Les gens qui suivent la course automobile savent très bien qui est Alan Labrosse. Ce résidant de Repentigny est à la fois le gérant du pilote Andrew Ranger, le propriétaire de l'Autodrome St-Eustache et le promoteur de plusieurs événements automobiles au Québec, dont deux courses NASCAR Canadian Tire. Alan Labrosse est aussi le propriétaire d'une voiture ancienne assez particulière, une Frontenac 1960.

Un nom canadien

Le nom Frontenac avait déjà été utilisé par le constructeur Durant en 1931 pour un modèle qui a eu une courte carrière, se terminant en 1934. Il sera vendu à des Canadiens, qui le rebaptiseront Dominion. Plus tard, en 1960, Ford du Canada a repris le nom du gouverneur de Nouvelle-France du XVIIe siècle pour identifier une version strictement canadienne de sa nouvelle voiture compacte, la Falcon.

 

En fait, c'était surtout un exercice de marketing qui permettait à ses concessionnaires Meteor et Monarch (les versions canadiennes des Ford et Mercury) de profiter, eux aussi, de la popularité de cette nouvelle petite auto (elle devait alors faire concurrence à une importée qui gagnait en popularité: la Volkswagen).

 

De courte durée

Malheureusement, cette Frontenac n'a connu elle aussi qu'une très courte carrière, d'un an, Ford ayant décidé de lui substituer la Mercury Comet américaine au Canada (celle-ci existait aux États-Unis dès 1960). Malgré son grand succès sur notre marché, très peu de Frontenac ont survécu aux ravages du temps.

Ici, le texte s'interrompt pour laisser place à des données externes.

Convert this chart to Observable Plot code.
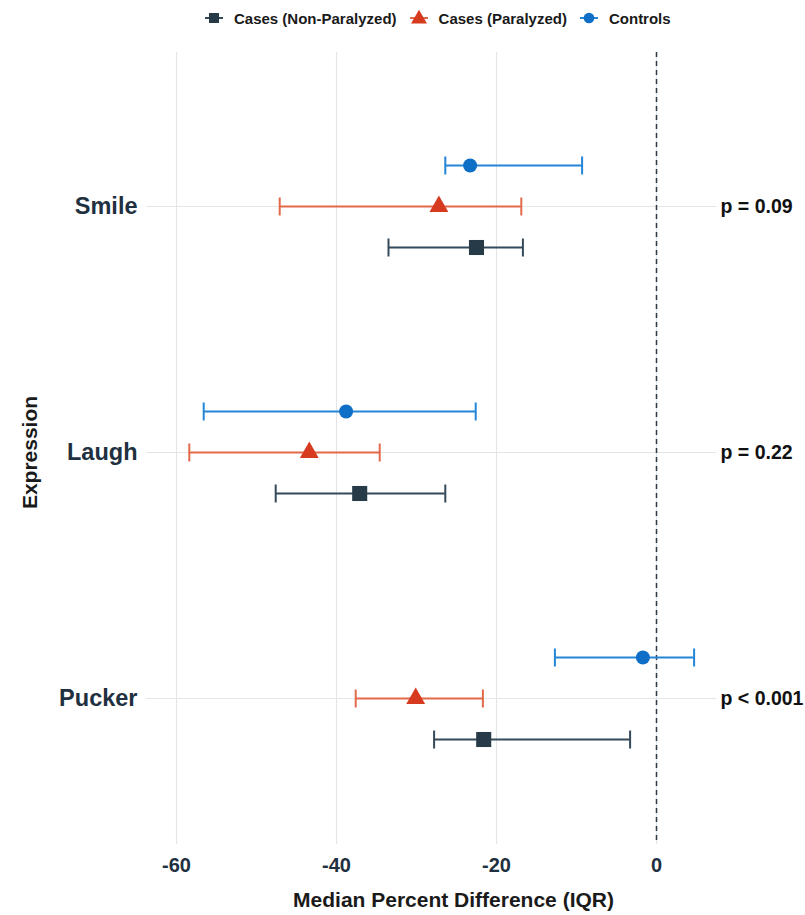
<!DOCTYPE html>
<html>
<head>
<meta charset="utf-8">
<script src="https://cdn.jsdelivr.net/npm/d3@7"></script>
<script src="https://cdn.jsdelivr.net/npm/@observablehq/plot@0.6"></script>
<style>
  body { margin: 0; background: #ffffff; font-family: "Liberation Sans", Arial, sans-serif; }
  #legend { height: 36px; display: flex; align-items: center; padding-left: 204px; box-sizing: border-box; }
  .item { display: flex; align-items: center; margin-right: 12px; font-size: 15px; font-weight: bold; color: #1a1a1a; }
  .item svg { margin-right: 10px; }
  #chart svg { display: block; }
</style>
</head>
<body>
<div id="legend"></div>
<div id="chart"></div>
<script>
// ---- data ----
const expressions = ["Smile", "Laugh", "Pucker"];
const groups = ["Cases (Non-Paralyzed)", "Cases (Paralyzed)", "Controls"];

const nonParMedian = [-22.5, -37.1, -21.6];
const nonParLow    = [-33.5, -47.6, -27.8];
const nonParHigh   = [-16.7, -26.4, -3.3];

const parMedian = [-27.2, -43.4, -30.1];
const parLow    = [-47.1, -58.4, -37.6];
const parHigh   = [-16.9, -34.6, -21.7];

const ctrlMedian = [-23.3, -38.8, -1.7];
const ctrlLow    = [-26.4, -56.6, -12.7];
const ctrlHigh   = [-9.3, -22.6, 4.7];

const pValues = ["p = 0.09", "p = 0.22", "p < 0.001"];
const xTicks = [-60, -40, -20, 0];

// ---- styles ----
const styles = {
  "Cases (Non-Paralyzed)": {fill: "#263a47", line: "#34495a", symbol: "square", r: 8.5, dy: 41},
  "Cases (Paralyzed)":     {fill: "#d63a1f", line: "#e2694a", symbol: "triangle", r: 7, dy: 0},
  "Controls":              {fill: "#0f6fc6", line: "#2385d6", symbol: "circle", r: 7, dy: -41}
};

const series = {
  "Cases (Non-Paralyzed)": [nonParMedian, nonParLow, nonParHigh],
  "Cases (Paralyzed)": [parMedian, parLow, parHigh],
  "Controls": [ctrlMedian, ctrlLow, ctrlHigh]
};

const rows = [];
groups.forEach(g => {
  const [m, lo, hi] = series[g];
  expressions.forEach((e, i) => rows.push({group: g, expr: e, med: m[i], lo: lo[i], hi: hi[i]}));
});
const pRows = expressions.map((e, i) => ({expr: e, p: pValues[i]}));

// vertical cap symbol for the error bars
const capSymbol = {
  draw(context) {
    context.moveTo(0, -9);
    context.lineTo(0, 9);
  }
};

// ---- legend ----
const legend = document.getElementById("legend");
groups.forEach(g => {
  const s = styles[g];
  const item = document.createElement("div");
  item.className = "item";
  const sym = d3.symbol(s.symbol === "square" ? d3.symbolSquare : s.symbol === "triangle" ? d3.symbolTriangle : d3.symbolCircle,
    s.symbol === "square" ? 100 : s.symbol === "triangle" ? 110 : 90)();
  item.innerHTML = `<svg width="20" height="20" viewBox="-10 -10 20 20">
    <line x1="-9" x2="9" y1="0" y2="0" stroke="${s.line}" stroke-width="2"></line>
    <path d="${sym}" fill="${s.fill}" transform="translate(0,${s.symbol === "triangle" ? 1 : 0})"></path></svg><span>${g}</span>`;
  legend.appendChild(item);
});

// ---- chart ----
const groupMarks = groups.flatMap(g => {
  const s = styles[g];
  const data = rows.filter(d => d.group === g);
  return [
    Plot.ruleY(data, {y: "expr", x1: "lo", x2: "hi", stroke: s.line, strokeWidth: 2, dy: s.dy}),
    Plot.dot(data, {x: "lo", y: "expr", symbol: capSymbol, fill: "none", stroke: s.line, strokeWidth: 2, dy: s.dy}),
    Plot.dot(data, {x: "hi", y: "expr", symbol: capSymbol, fill: "none", stroke: s.line, strokeWidth: 2, dy: s.dy}),
    Plot.dot(data, {x: "med", y: "expr", symbol: s.symbol, r: s.r, fill: s.fill, stroke: "none", dy: s.dy})
  ];
});

const chart = Plot.plot({
  width: 805,
  height: 879,
  marginLeft: 146,
  marginRight: 89,
  marginTop: 16,
  marginBottom: 71,
  style: {fontFamily: "'Liberation Sans', Arial, sans-serif", background: "#ffffff"},
  x: {domain: [-63.75, 7.5]},
  y: {type: "point", domain: expressions, range: [170, 662], padding: 0},
  marks: [
    Plot.gridX(xTicks, {stroke: "#e3e5e8", strokeOpacity: 1, strokeWidth: 1.2}),
    Plot.gridY(expressions, {stroke: "#e3e5e8", strokeOpacity: 1, strokeWidth: 1.2}),
    Plot.ruleX([0], {stroke: "#2e3a44", strokeWidth: 1.5, strokeDasharray: "5,4"}),
    ...groupMarks,
    Plot.axisX(xTicks, {tickSize: 0, tickPadding: 13, tickFormat: d => String(d), fontSize: 20, fontWeight: "bold", fill: "#1f3040", label: null}),
    Plot.axisY({tickSize: 0, tickPadding: 9, fontSize: 23.5, fontWeight: "bold", fill: "#1f3040", label: null}),
    Plot.text(["Median Percent Difference (IQR)"], {text: d => d, frameAnchor: "bottom", textAnchor: "middle", lineAnchor: "middle", dx: 22, dy: 56, fontSize: 21, fontWeight: "bold", fill: "#1a1a1a"}),
    Plot.text(["Expression"], {text: d => d, frameAnchor: "left", textAnchor: "middle", lineAnchor: "middle", rotate: -90, dx: -116, dy: 4, fontSize: 21, fontWeight: "bold", fill: "#1a1a1a"}),
    Plot.text(pRows, {y: "expr", text: "p", frameAnchor: "right", textAnchor: "start", dx: 4, fontSize: 19.5, fontWeight: "bold", fill: "#111111"})
  ]
});
document.getElementById("chart").appendChild(chart);
</script>
</body>
</html>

Alan Labrosse possède l'une d'elles depuis près de quatre ans. Sa Frontenac demeure en excellent état malgré ses plus de 60 000 milles (environ 100 000 km) au compteur. Elle n'a certainement vu aucun hiver. Notons, par contre, que le propriétaire de la piste de course l'utilise régulièrement.

De l'ancienne technologie

Conduire une Frontenac 1960, ce n'est pas comme conduire une voiture moderne, même si elle est équipée d'une boîte automatique... à deux rapports! Le moteur est un six cylindres en ligne de 144 pouces cubes (2,3 litres) qui fait 90 chevaux, un engin importé d'Angleterre. Il n'y a pas de servodirection ni de servofrein. Il n'y a pas de ceinture de sécurité non plus. Les essuie-glaces sont à action pneumatique et le lave-glace fonctionne grâce à une petite pompe... au pied! Le freinage se fait par quatre tambours et il manque évidemment de puissance et d'endurance. On sent vite que les tambours ont déjà chauffé. Ils sont voilés. Il y a beaucoup d'espace intérieur dans cette Frontenac à quatre portes (qui peut accueillir jusqu'à six personnes).

 

Mais tout y est d'une grande simplicité, incluant la planche de bord qui ne présente aucun rembourrage. Ce n'est qu'une simple feuille de tôle emboutie. Quant au coffre, celui-ci est vraiment spacieux, comme le veut la tradition de cette époque. La seule véritable modernité de cette auto, ce sont les pneus à carcasse radiale sur les roues de 13 pouces. Les pneus ont visiblement été ajoutés récemment.

 

La calandre de cette auto a affiché fièrement une feuille d'érable rouge, bien avant que le gouvernement canadien n'adopte l'icône sur un nouveau drapeau, l'unifolié de 1965. Le centre des enjoliveurs et même le centre du volant sont aussi frappés de ce même emblème. Cependant, notez qu'il n'y a aucune ornementation identifiant la Frontenac à la lignée Ford ou Mercury. Ce n'est qu'une Frontenac! Selon l'historien canadien Perry Zavitz, auteur de Canadian Cars 1946-1984, le prix de base d'une Frontenac était de 2360$. Et il y en a eu 9536 exemplaires.

Combien vaut une telle auto? Elle n'a tout simplement pas de prix. Alan Labrosse l'a achetée en excellent état d'un homme qui l'avait lui-même acquise neuve. Évidemment, c'est avec un soin jaloux qu'Alan Labrosse conduit et entretient cette Frontenac. Après tout, il s'agit ici d'une importante pièce de notre patrimoine automobile.